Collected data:

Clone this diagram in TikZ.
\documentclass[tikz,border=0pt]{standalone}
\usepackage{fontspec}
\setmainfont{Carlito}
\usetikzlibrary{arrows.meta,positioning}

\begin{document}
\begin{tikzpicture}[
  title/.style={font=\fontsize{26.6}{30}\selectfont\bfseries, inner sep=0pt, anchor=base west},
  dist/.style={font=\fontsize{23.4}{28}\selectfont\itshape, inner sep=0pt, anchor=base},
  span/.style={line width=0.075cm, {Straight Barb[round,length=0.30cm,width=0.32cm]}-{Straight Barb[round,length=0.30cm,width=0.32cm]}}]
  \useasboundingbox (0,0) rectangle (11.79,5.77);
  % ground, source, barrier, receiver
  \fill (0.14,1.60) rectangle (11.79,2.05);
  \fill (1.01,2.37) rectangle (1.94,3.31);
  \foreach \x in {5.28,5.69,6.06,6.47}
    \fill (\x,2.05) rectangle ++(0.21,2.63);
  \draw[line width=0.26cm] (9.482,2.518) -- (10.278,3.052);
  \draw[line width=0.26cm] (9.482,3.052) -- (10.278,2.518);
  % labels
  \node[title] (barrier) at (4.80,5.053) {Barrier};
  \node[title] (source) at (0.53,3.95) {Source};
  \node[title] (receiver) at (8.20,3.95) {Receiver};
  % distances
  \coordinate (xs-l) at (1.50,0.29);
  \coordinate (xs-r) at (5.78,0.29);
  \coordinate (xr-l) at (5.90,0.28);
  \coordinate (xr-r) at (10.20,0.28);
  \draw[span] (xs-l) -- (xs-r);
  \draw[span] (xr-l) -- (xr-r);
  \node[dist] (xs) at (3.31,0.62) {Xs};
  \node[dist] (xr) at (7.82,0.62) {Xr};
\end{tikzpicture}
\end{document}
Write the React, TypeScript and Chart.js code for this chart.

==

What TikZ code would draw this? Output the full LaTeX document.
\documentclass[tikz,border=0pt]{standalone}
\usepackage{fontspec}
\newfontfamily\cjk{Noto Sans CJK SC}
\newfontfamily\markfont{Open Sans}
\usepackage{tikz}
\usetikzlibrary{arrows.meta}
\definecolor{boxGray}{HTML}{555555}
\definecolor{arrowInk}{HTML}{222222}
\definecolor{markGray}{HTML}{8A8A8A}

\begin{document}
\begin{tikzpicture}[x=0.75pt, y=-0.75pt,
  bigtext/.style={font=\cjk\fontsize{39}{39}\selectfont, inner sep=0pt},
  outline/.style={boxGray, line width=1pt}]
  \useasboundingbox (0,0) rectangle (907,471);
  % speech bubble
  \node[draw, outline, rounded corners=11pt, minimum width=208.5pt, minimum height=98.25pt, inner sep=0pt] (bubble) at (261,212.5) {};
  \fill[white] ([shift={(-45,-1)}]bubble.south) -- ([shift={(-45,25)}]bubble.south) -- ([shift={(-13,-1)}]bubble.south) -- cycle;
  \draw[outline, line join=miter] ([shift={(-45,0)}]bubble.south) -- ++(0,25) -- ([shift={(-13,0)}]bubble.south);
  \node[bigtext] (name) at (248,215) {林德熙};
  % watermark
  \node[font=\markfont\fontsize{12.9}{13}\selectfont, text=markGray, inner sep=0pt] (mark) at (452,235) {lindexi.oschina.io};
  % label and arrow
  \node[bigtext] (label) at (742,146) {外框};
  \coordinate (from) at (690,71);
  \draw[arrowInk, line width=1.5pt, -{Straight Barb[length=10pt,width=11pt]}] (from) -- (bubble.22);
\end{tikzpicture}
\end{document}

| Problem statement |
Filter the entries down to the lines containing "code". Copy each of those lines.

| Task output |
Write the React, TypeScript and Chart.js code for this chart.
What TikZ code would draw this? Output the full LaTeX document.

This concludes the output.